Meegan Redoak is a character who has lived with me since the mid-1980s. I began writing her story when I returned from my first WestPac cruise while in the US Navy in 1986. I picked my first ever computer, an Apple-IIe clone, while on liberty in South Korea. When I returned stateside, I began writing. The story flowed through my fingers until I had almost seventy-five pages. I printed them out, put the stack of paper in a binder, and forgot about it.
Years later, when I started writing again, I found that faded dot-matrix printout. I took the time to transcribe the story into digital files. As I did, more of Meegan’s adventures unfurled in my mind. I began adding to the tale and fleshing out the supporting characters. Meegan got a notebook all her own, complete with pages of her character analysis and adventures. I began filling another tome with details of the world in which she lived. I had more books with notes on the different civilizations, religions, regions, and political intrigues. Each central character got half a composition book.
Then, my career took over, and the energy I had to write fiction was taken writing technical content for the job. For years, trying to write creatively was like pulling teeth. I participated in National Novel Writing Month a couple of times, only to get caught up in the insanity of our last two weeks of November. Both projects are unfinished.
Years passed, and I dabbled with Meegan’s story and many others. I struggled with plot, characterization, and flow. I watched YouTube videos to improve my craft. I wrote short stories based on one-shot Dungeons & Dragons scenarios I played with friends and family. I kept notebooks of the campaigns I ran and those I wanted to run.
Then, I aged out of my career and was retired. I had the time on my hands to study writing and tried to make the most of it. I battled the depression that accompanies the end of one’s career plans. Six months later, the world went into lockdown when the COVID pandemic swept the globe. In October, our world burned, and I lost everything I had not converted to softcopy.
It has taken me more than a year to be able to write about more than the fire. Now, the ideas keep me at the keyboard, discovering more about the entourage running loose in my head. I found this little snippet among some of the digital files I’ve been scouring for content. I cleaned this vignette up for flow and tightened the writing. I hope you enjoy it, it’s one of the few pieces I’ve written from the first-person perspective.
Revelations
I always knew I was different from my mother but was never sure why.
Until my 13th summer.
I remember waking one morning to heated words on the ground below where my mother and I slept.
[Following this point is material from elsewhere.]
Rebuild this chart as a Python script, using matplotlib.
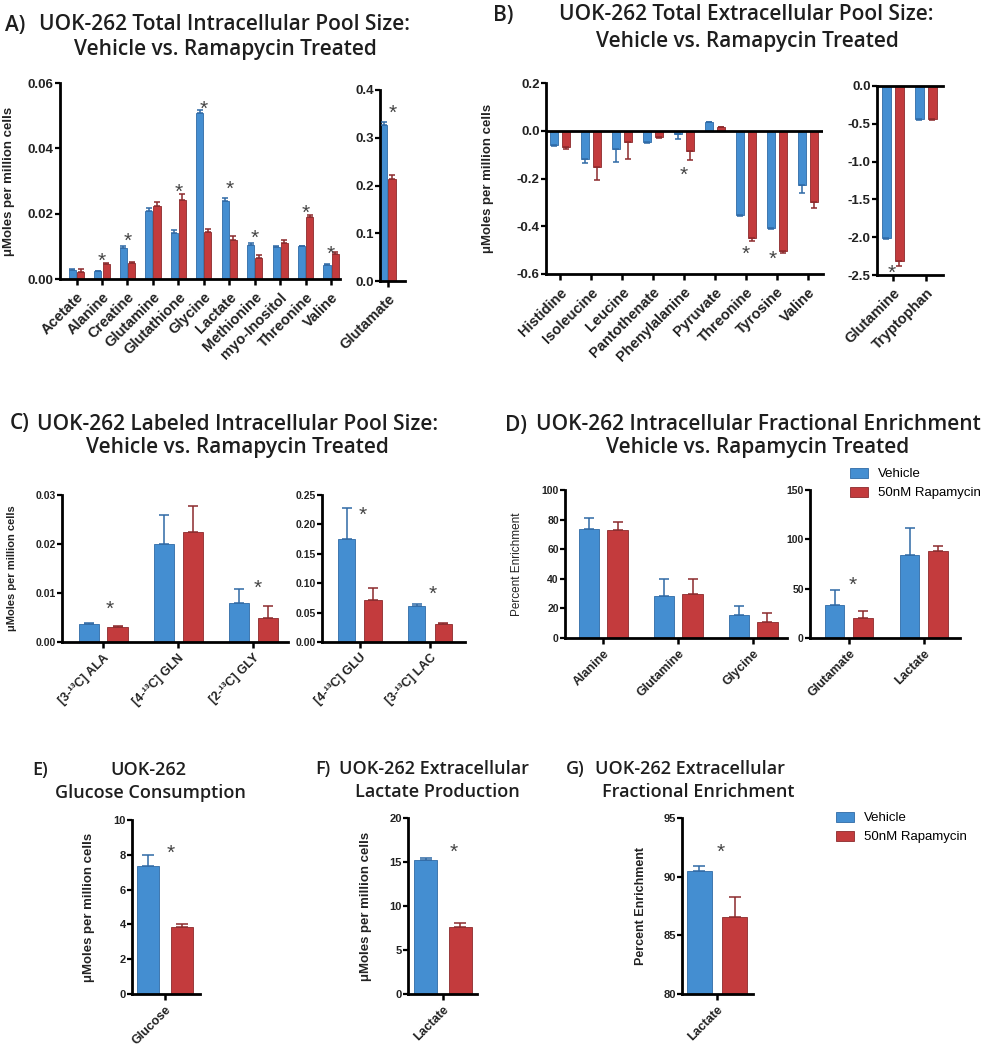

One voice I recognized as Mother’s; the other was male and demanding. I could not hear the words, but the tone was angry. I could hear something else in the man’s voice, which puzzled me. I would have to remember to ask my mother later about him.
Curiosity got the better of me. I crept closer to the door of our small shelter in the trees and listened.
The man begged her to come back to the safety of the village. I will forever remember Mother’s words: She is my daughter, and I love her just the way she is. And while those words made my heart soar, the next brought it crashing back to reality: The fact that her father is human matters not to me. I loved him for his spirit and his soul, not his race.
With those words, the truth of my life suddenly became clear. It explained so much that had made little sense before. A perspective had opened that made all of the minor differences suddenly make perfect sense. I am not a freak!
I returned my attention to the conversation I could hear but not see, continuing below me. I don’t recall exact words, but I understood that for all of the physical advantages of my human parent, my life span is much shorter than hers.
Mother gently but firmly told him to leave. She would not return unless the village accepted us both. I crept back to my bed and pretended to sleep when Mother returned.